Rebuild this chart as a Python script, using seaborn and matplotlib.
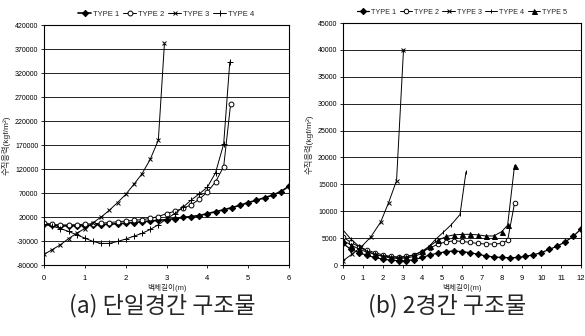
import numpy as np
import pandas as pd
import matplotlib
matplotlib.use("Agg")
import matplotlib.pyplot as plt
import seaborn as sns

# ---------------- data: (a) single span ----------------
a_t1_x = [0, 0.2, 0.4, 0.6, 0.8, 1.0, 1.2, 1.4, 1.6, 1.8, 2.0, 2.2, 2.4, 2.6, 2.8, 3.0,
          3.2, 3.4, 3.6, 3.8, 4.0, 4.2, 4.4, 4.6, 4.8, 5.0, 5.2, 5.4, 5.6, 5.8, 6.0]
a_t1_y = [6000, 2500, 1500, 1500, 1800, 2200, 3000, 4000, 5000, 6000, 7000, 8500, 10000,
          11500, 13000, 14500, 16500, 19000, 21000, 23000, 27000, 31000, 35000, 39500,
          44500, 50000, 55000, 60000, 65500, 73000, 84000]
a_t2_x = [0, 0.2, 0.4, 0.6, 0.8, 1.0, 1.2, 1.4, 1.6, 1.8, 2.0, 2.2, 2.4, 2.6, 2.8, 3.0,
          3.2, 3.4, 3.6, 3.8, 4.0, 4.2, 4.4, 4.57]
a_t2_y = [8000, 4500, 3500, 3500, 4000, 5000, 6000, 7000, 8500, 10000, 11500, 13000, 14500,
          17000, 21000, 27000, 32000, 38000, 45000, 57000, 72000, 93000, 125000, 255000]
a_t3_x = [0, 0.2, 0.4, 0.6, 0.8, 1.0, 1.2, 1.4, 1.6, 1.8, 2.0, 2.2, 2.4, 2.6, 2.8, 2.95]
a_t3_y = [-58000, -48000, -38000, -25000, -14000, -4000, 8000, 20000, 34000, 50000, 67000,
          88000, 110000, 140000, 180000, 382000]
a_t4_x = [0, 0.2, 0.4, 0.6, 0.8, 1.0, 1.2, 1.4, 1.6, 1.8, 2.0, 2.2, 2.4, 2.6, 2.8, 3.0,
          3.2, 3.4, 3.6, 3.8, 4.0, 4.2, 4.4, 4.55]
a_t4_y = [5000, 1000, -4000, -10000, -17000, -24000, -31000, -35000, -35000, -31000, -26000,
          -20000, -14000, -6000, 4000, 16000, 27000, 40000, 55000, 68000, 82000, 112000,
          172000, 343000]

# ---------------- data: (b) two spans ----------------
b_t1_x = [0, 0.4, 0.8, 1.2, 1.6, 2.0, 2.4, 2.8, 3.2, 3.6, 4.0, 4.4, 4.8, 5.2, 5.6, 6.0,
          6.4, 6.8, 7.2, 7.6, 8.0, 8.4, 8.8, 9.2, 9.6, 10.0, 10.4, 10.8, 11.2, 11.6, 12.0]
b_t1_y = [4000, 2900, 2300, 1800, 1400, 1100, 900, 800, 800, 1000, 1400, 1900, 2200, 2500,
          2600, 2500, 2300, 2000, 1700, 1500, 1400, 1350, 1400, 1600, 1900, 2300, 2900,
          3500, 4300, 5300, 6700]
b_t2_x = [0, 0.4, 0.8, 1.2, 1.6, 2.0, 2.4, 2.8, 3.2, 3.6, 4.0, 4.4, 4.8, 5.2, 5.6, 6.0,
          6.4, 6.8, 7.2, 7.6, 8.0, 8.3, 8.65]
b_t2_y = [5200, 4200, 3400, 2800, 2300, 1900, 1600, 1500, 1600, 1900, 2500, 3200, 3900,
          4300, 4500, 4400, 4200, 4000, 3900, 3900, 4000, 4600, 11500]
b_t3_x = [0, 0.45, 0.9, 1.4, 1.9, 2.3, 2.7, 3.05]
b_t3_y = [800, 2000, 3300, 5200, 8000, 11600, 15700, 40000]
b_t4_x = [0, 0.4, 0.8, 1.2, 1.6, 2.0, 2.4, 2.8, 3.2, 3.6, 4.0, 4.3, 4.65, 5.06, 5.46, 5.9, 6.2]
b_t4_y = [6500, 4800, 3500, 2600, 2000, 1600, 1300, 1200, 1300, 1600, 2200, 3300, 4700,
          6100, 7500, 9400, 17300]
b_t5_x = [0, 0.4, 0.8, 1.2, 1.6, 2.0, 2.4, 2.8, 3.2, 3.6, 4.0, 4.4, 4.8, 5.2, 5.6, 6.0,
          6.4, 6.8, 7.2, 7.6, 8.0, 8.3, 8.65]
b_t5_y = [4600, 3700, 3000, 2400, 2000, 1700, 1500, 1400, 1500, 1900, 2600, 3600, 4600,
          5300, 5600, 5700, 5700, 5600, 5400, 5400, 6200, 7400, 18500]

a_yticks = list(range(-80000, 420001, 50000))
b_yticks = list(range(0, 45001, 5000))
a_xticks = list(range(0, 7))
b_xticks = list(range(0, 13))

ylabel = "수직응력(kgf/m²)"
xlabel = "벽체길이(m)"
cap_a = "(a) 단일경간 구조물"
cap_b = "(b) 2경간 구조물"

sns.set_theme(style="white")
plt.rcParams['font.family'] = ['Liberation Sans Narrow', 'Liberation Sans', 'Noto Sans CJK KR', 'DejaVu Sans']

fig = plt.figure(figsize=(5.85, 3.36), dpi=100)
axA = fig.add_axes([44/585, 71/336, 245/585, 240/336])
axB = fig.add_axes([343/585, 71/336, 238/585, 242/336])

def draw(ax, x, y, name, marker, ms, mfc, lw=0.7, mew=0.7):
    df = pd.DataFrame({"x": x, "y": y})
    sns.lineplot(data=df, x="x", y="y", ax=ax, color="black", linewidth=lw,
                 marker=marker, markersize=ms, markerfacecolor=mfc,
                 markeredgecolor="black", markeredgewidth=mew, label=name,
                 estimator=None, sort=False)

draw(axA, a_t1_x, a_t1_y, "TYPE 1", "D", 3.2, "black", lw=1.2)
draw(axA, a_t2_x, a_t2_y, "TYPE 2", "o", 3.5, "white")
draw(axA, a_t3_x, a_t3_y, "TYPE 3", "x", 3.5, "black")
draw(axA, a_t4_x, a_t4_y, "TYPE 4", "+", 4.5, "black")

draw(axB, b_t1_x, b_t1_y, "TYPE 1", "D", 3.2, "black", lw=0.9)
draw(axB, b_t2_x, b_t2_y, "TYPE 2", "o", 3.3, "white")
draw(axB, b_t3_x, b_t3_y, "TYPE 3", "x", 3.0, "black")
draw(axB, b_t4_x, b_t4_y, "TYPE 4", "|", 3.0, "black")
draw(axB, b_t5_x, b_t5_y, "TYPE 5", "^", 3.6, "black")

for ax, xt, yt, xlim, ylim, lfs in [(axA, a_xticks, a_yticks, (0, 6), (-80000, 420000), 5.5),
                                    (axB, b_xticks, b_yticks, (0, 12), (0, 45000), 5.2)]:
    ax.set_xlim(*xlim)
    ax.set_ylim(*ylim)
    ax.set_xticks(xt)
    ax.set_yticks(yt)
    ax.set_xticklabels([str(v) for v in xt], fontsize=5.5)
    ax.set_yticklabels([str(v) for v in yt], fontsize=5)
    ax.yaxis.grid(True, color="#222222", linewidth=0.7)
    ax.xaxis.grid(False)
    for s in ax.spines.values():
        s.set_color("black")
        s.set_linewidth(0.8)
    ax.tick_params(axis="both", direction="out", length=2, width=0.6, pad=2,
                   colors="black", bottom=True, left=True)
    ax.tick_params(axis="x", pad=5)
    ax.set_xlabel(xlabel, fontsize=5.5, labelpad=2)
    ax.set_ylabel(ylabel, fontsize=6, labelpad=3)
    leg = ax.legend(loc="lower center", bbox_to_anchor=(0.5, 1.02), ncol=5,
                    frameon=False, fontsize=lfs, handlelength=1.7, handletextpad=0.25,
                    columnspacing=0.5, borderaxespad=0.2, borderpad=0.1)

fig.text(162/585, 1 - 306/336, cap_a, ha="center", va="center", fontsize=16.5,
         family=['Noto Sans CJK KR', 'DejaVu Sans'])
fig.text(447/585, 1 - 306/336, cap_b, ha="center", va="center", fontsize=16.5,
         family=['Noto Sans CJK KR', 'DejaVu Sans'])

fig.savefig("out.png", dpi=100, facecolor="white")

* * *

» Requirement
Leave the pictures out and please restate exactly the lines running from the start of the material through the one with "172000, 343000]".

» Written answer
Rebuild this chart as a Python script, using seaborn and matplotlib.
import numpy as np
import pandas as pd
import matplotlib
matplotlib.use("Agg")
import matplotlib.pyplot as plt
import seaborn as sns

# ---------------- data: (a) single span ----------------
a_t1_x = [0, 0.2, 0.4, 0.6, 0.8, 1.0, 1.2, 1.4, 1.6, 1.8, 2.0, 2.2, 2.4, 2.6, 2.8, 3.0,
          3.2, 3.4, 3.6, 3.8, 4.0, 4.2, 4.4, 4.6, 4.8, 5.0, 5.2, 5.4, 5.6, 5.8, 6.0]
a_t1_y = [6000, 2500, 1500, 1500, 1800, 2200, 3000, 4000, 5000, 6000, 7000, 8500, 10000,
          11500, 13000, 14500, 16500, 19000, 21000, 23000, 27000, 31000, 35000, 39500,
          44500, 50000, 55000, 60000, 65500, 73000, 84000]
a_t2_x = [0, 0.2, 0.4, 0.6, 0.8, 1.0, 1.2, 1.4, 1.6, 1.8, 2.0, 2.2, 2.4, 2.6, 2.8, 3.0,
          3.2, 3.4, 3.6, 3.8, 4.0, 4.2, 4.4, 4.57]
a_t2_y = [8000, 4500, 3500, 3500, 4000, 5000, 6000, 7000, 8500, 10000, 11500, 13000, 14500,
          17000, 21000, 27000, 32000, 38000, 45000, 57000, 72000, 93000, 125000, 255000]
a_t3_x = [0, 0.2, 0.4, 0.6, 0.8, 1.0, 1.2, 1.4, 1.6, 1.8, 2.0, 2.2, 2.4, 2.6, 2.8, 2.95]
a_t3_y = [-58000, -48000, -38000, -25000, -14000, -4000, 8000, 20000, 34000, 50000, 67000,
          88000, 110000, 140000, 180000, 382000]
a_t4_x = [0, 0.2, 0.4, 0.6, 0.8, 1.0, 1.2, 1.4, 1.6, 1.8, 2.0, 2.2, 2.4, 2.6, 2.8, 3.0,
          3.2, 3.4, 3.6, 3.8, 4.0, 4.2, 4.4, 4.55]
a_t4_y = [5000, 1000, -4000, -10000, -17000, -24000, -31000, -35000, -35000, -31000, -26000,
          -20000, -14000, -6000, 4000, 16000, 27000, 40000, 55000, 68000, 82000, 112000,
          172000, 343000]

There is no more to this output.